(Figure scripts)
====

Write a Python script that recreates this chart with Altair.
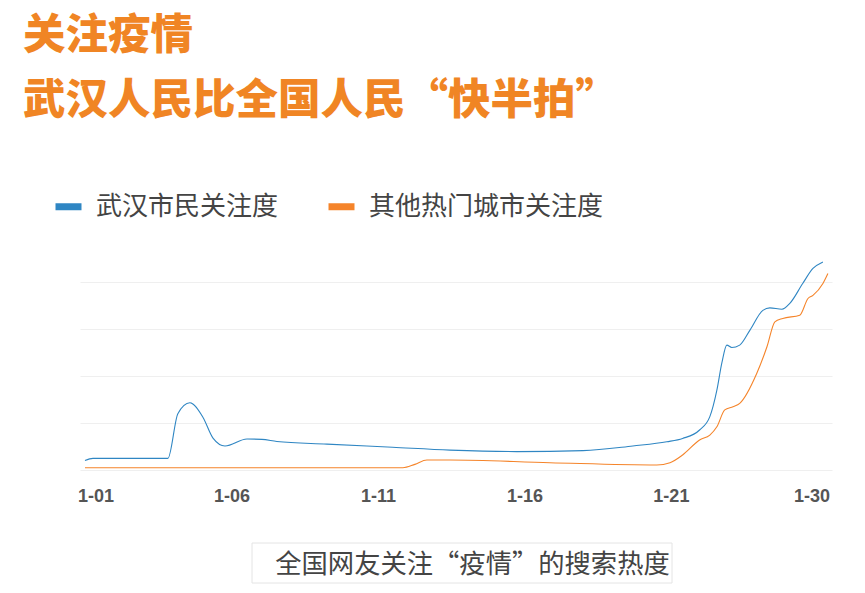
import altair as alt
import pandas as pd

# ---- data ----
# day position (0 = 1-01, 1 unit = 1 tick step of one day) and search heat
t_wuhan = [0.0, 0.27, 2.83, 3.17, 3.58, 4.03, 4.37, 4.78, 5.53, 6.04, 6.55, 8.26,
           10.5, 12.46, 14.74, 17.0, 18.7, 19.86, 20.4, 20.98, 21.33, 21.57, 21.74,
           21.91, 22.08, 22.35, 22.7, 23.14, 23.38, 23.79, 24.06, 24.5, 24.85, 25.19]
v_wuhan = [5.0, 6.2, 6.2, 30.0, 35.8, 28.0, 17.0, 12.8, 16.5, 16.3, 15.2, 13.8,
           12.1, 10.6, 9.8, 10.3, 12.8, 15.0, 16.8, 21.3, 28.4, 42.5, 57.0,
           66.5, 65.2, 66.5, 74.5, 85.0, 86.3, 85.6, 88.7, 99.3, 107.3, 110.8]

t_other = [0.0, 10.85, 11.26, 11.67, 12.46, 15.87, 19.52, 19.97, 20.4, 20.98, 21.33,
           21.57, 21.84, 22.12, 22.35, 22.93, 23.28, 23.55, 23.82, 24.4, 24.68, 24.85,
           25.19, 25.36]
v_other = [1.2, 1.2, 3.0, 5.3, 5.3, 3.9, 2.7, 3.9, 8.0, 16.0, 18.6,
           23.0, 32.0, 33.7, 35.5, 51.4, 65.6, 78.9, 80.7, 82.4, 91.3, 93.0,
           99.3, 104.6]

series = ["武汉市民关注度", "其他热门城市关注度"]
colors = ["#2f86c3", "#f5842a"]

tick_values = [0.36, 5, 10, 15, 20, 24.8]
tick_labels = ["1-01", "1-06", "1-11", "1-16", "1-21", "1-30"]
grid_values = [0, 25, 50, 75, 100]

title_line1 = "关注疫情"
title_line2 = "武汉人民比全国人民“快半拍”"
caption = "全国网友关注“疫情”的搜索热度"

df = pd.concat([
    pd.DataFrame({"t": t_wuhan, "v": v_wuhan, "s": series[0], "o": 0}),
    pd.DataFrame({"t": t_other, "v": v_other, "s": series[1], "o": 1}),
], ignore_index=True)

label_map = "{" + ",".join(f"'{v}':'{l}'" for v, l in zip(tick_values, tick_labels)) + "}"

CJK = "Noto Sans CJK SC"
ORANGE_TITLE = "#f08524"

box = alt.Chart(pd.DataFrame({"a": [0]})).mark_rect(
    fill="white", stroke="#e4e4e4", strokeWidth=1
).encode(
    x=alt.value(172), x2=alt.value(592), y=alt.value(289), y2=alt.value(329)
)

lines = alt.Chart(df).mark_line(interpolate="monotone", strokeWidth=1.1).encode(
    x=alt.X("t:Q",
            scale=alt.Scale(domain=[-0.17, 25.5], nice=False, zero=False),
            axis=alt.Axis(values=tick_values, labelExpr=f"{label_map}[datum.value]",
                          grid=False, domain=False, ticks=False, zindex=1,
                          labelFont="Liberation Sans", labelFontSize=18,
                          labelFontWeight="bold", labelColor="#555555",
                          labelBaseline="top", labelPadding=17, labelAlign="center",
                          labelOverlap=False,
                          title=caption, titleFont=CJK, titleFontSize=26.3,
                          titleFontWeight="normal", titleColor="#444444",
                          titleX=392, titleY=94, titleAlign="center",
                          titleBaseline="middle")),
    y=alt.Y("v:Q",
            scale=alt.Scale(domain=[0, 115], nice=False),
            axis=alt.Axis(values=grid_values, grid=True, gridColor="#efefef",
                          gridWidth=1, labels=False, ticks=False, domain=False,
                          title=None)),
    color=alt.Color("s:N", scale=alt.Scale(domain=series, range=colors),
                    legend=alt.Legend(orient="none", legendX=-28, legendY=-64,
                                      direction="horizontal", title=None,
                                      symbolType="stroke", symbolStrokeWidth=7,
                                      symbolSize=676, labelFont=CJK,
                                      labelFontSize=26, labelColor="#444444",
                                      labelOffset=11, columnPadding=35,
                                      labelLimit=400, padding=0)),
    order="o:Q",
)

chart = alt.layer(box, lines).properties(
    width=752, height=216,
    background="white",
    autosize=alt.AutoSizeParams(type="none"),
    padding={"left": 72, "top": 246, "right": 25, "bottom": 118},
    title=alt.TitleParams(text=title_line1, subtitle=title_line2,
                          anchor="start", frame="group",
                          orient="top", baseline="top", offset=68, dx=-57,
                          font=CJK, fontSize=42.5, fontWeight=900,
                          color=ORANGE_TITLE,
                          subtitleFont=CJK, subtitleFontSize=42.5,
                          subtitleFontWeight=900, subtitleColor=ORANGE_TITLE,
                          subtitlePadding=22),
).configure_view(stroke=None)

chart.save("out.html", embed_options={"renderer": "svg", "actions": False})
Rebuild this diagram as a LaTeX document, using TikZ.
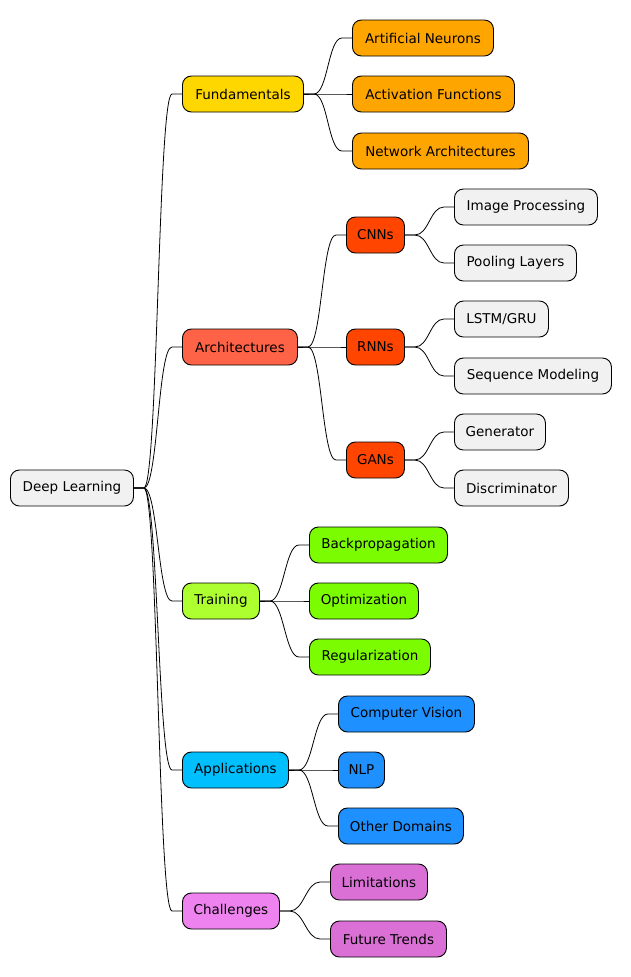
\documentclass[tikz,border=0pt]{standalone}
\usepackage{fontspec}
\setmainfont{DejaVu Sans}
\usetikzlibrary{calc}
\definecolor{def}{HTML}{F1F1F1}
\definecolor{gold}{HTML}{FFD700}
\definecolor{orng}{HTML}{FFA500}
\definecolor{tomato}{HTML}{FF6347}
\definecolor{ored}{HTML}{FF4500}
\definecolor{gy}{HTML}{ADFF2F}
\definecolor{lg}{HTML}{7CFC00}
\definecolor{dsb}{HTML}{00BFFF}
\definecolor{db}{HTML}{1E90FF}
\definecolor{vio}{HTML}{EE82EE}
\definecolor{orch}{HTML}{DA70D6}
\tikzset{
 box/.style={draw=black,line width=0.9pt,rounded corners=9pt,anchor=west,minimum height=36pt,inner xsep=0pt,font=\fontsize{13.5pt}{15pt}\selectfont,fill=def},
 lk/.style={line width=0.8pt}
}
\newcommand{\bx}[6]{\node[box,fill=#5,minimum width=#3-#2] (#1) at (#2,#4) {#6};}
\newcommand{\lnk}[2]{\draw[lk] (#1.east) -- ++(10,0) .. controls +(14,0) and ($(#2.west)+(-24,0)$) .. ($(#2.west)+(-10,0)$) -- (#2.west);}
\begin{document}
\begin{tikzpicture}[x=1pt,y=-1pt]
\useasboundingbox (0,0) rectangle (631,977);
\bx{dl}{10}{133}{488}{def}{Deep Learning}
\bx{fu}{182}{303}{94}{gold}{Fundamentals}
\bx{an}{352}{493}{38}{orng}{Artificial Neurons}
\bx{af}{352}{514}{94}{orng}{Activation Functions}
\bx{na}{352}{528}{151}{orng}{Network Architectures}
\bx{ar}{182}{297}{347}{tomato}{Architectures}
\bx{cn}{346}{404}{235}{ored}{CNNs}
\bx{ip}{454}{597}{207}{def}{Image Processing}
\bx{pl}{454}{576}{263}{def}{Pooling Layers}
\bx{rn}{346}{404}{347}{ored}{RNNs}
\bx{ls}{454}{548}{319}{def}{LSTM/GRU}
\bx{sm}{454}{611}{376}{def}{Sequence Modeling}
\bx{ga}{346}{404}{460}{ored}{GANs}
\bx{ge}{454}{545}{432}{def}{Generator}
\bx{di}{454}{568}{488}{def}{Discriminator}
\bx{tr}{182}{259}{601}{gy}{Training}
\bx{bp}{309}{447}{545}{lg}{Backpropagation}
\bx{op}{309}{418}{601}{lg}{Optimization}
\bx{rg}{309}{430}{657}{lg}{Regularization}
\bx{ap}{182}{288}{770}{dsb}{Applications}
\bx{cv}{338}{474}{714}{db}{Computer Vision}
\bx{nl}{338}{384}{770}{db}{NLP}
\bx{od}{338}{463}{826}{db}{Other Domains}
\bx{ch}{182}{279}{911}{vio}{Challenges}
\bx{li}{330}{427}{882}{orch}{Limitations}
\bx{ft}{330}{446}{939}{orch}{Future Trends}
\foreach \c in {fu,ar,tr,ap,ch} {\lnk{dl}{\c}}
\foreach \c in {an,af,na} {\lnk{fu}{\c}}
\foreach \c in {cn,rn,ga} {\lnk{ar}{\c}}
\lnk{cn}{ip}\lnk{cn}{pl}\lnk{rn}{ls}\lnk{rn}{sm}\lnk{ga}{ge}\lnk{ga}{di}
\foreach \c in {bp,op,rg} {\lnk{tr}{\c}}
\foreach \c in {cv,nl,od} {\lnk{ap}{\c}}
\foreach \c in {li,ft} {\lnk{ch}{\c}}
\end{tikzpicture}
\end{document}
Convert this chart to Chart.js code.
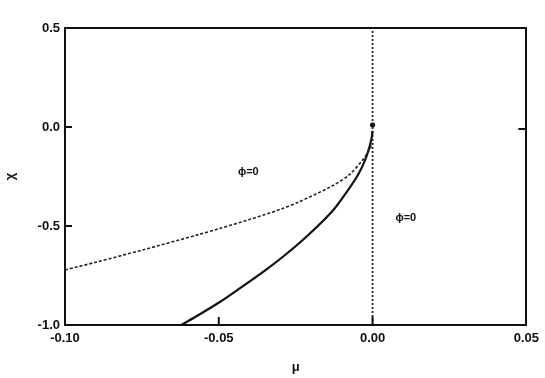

====

Within the listing above, work out how many lines contain the string "this", and reply with that number only.

3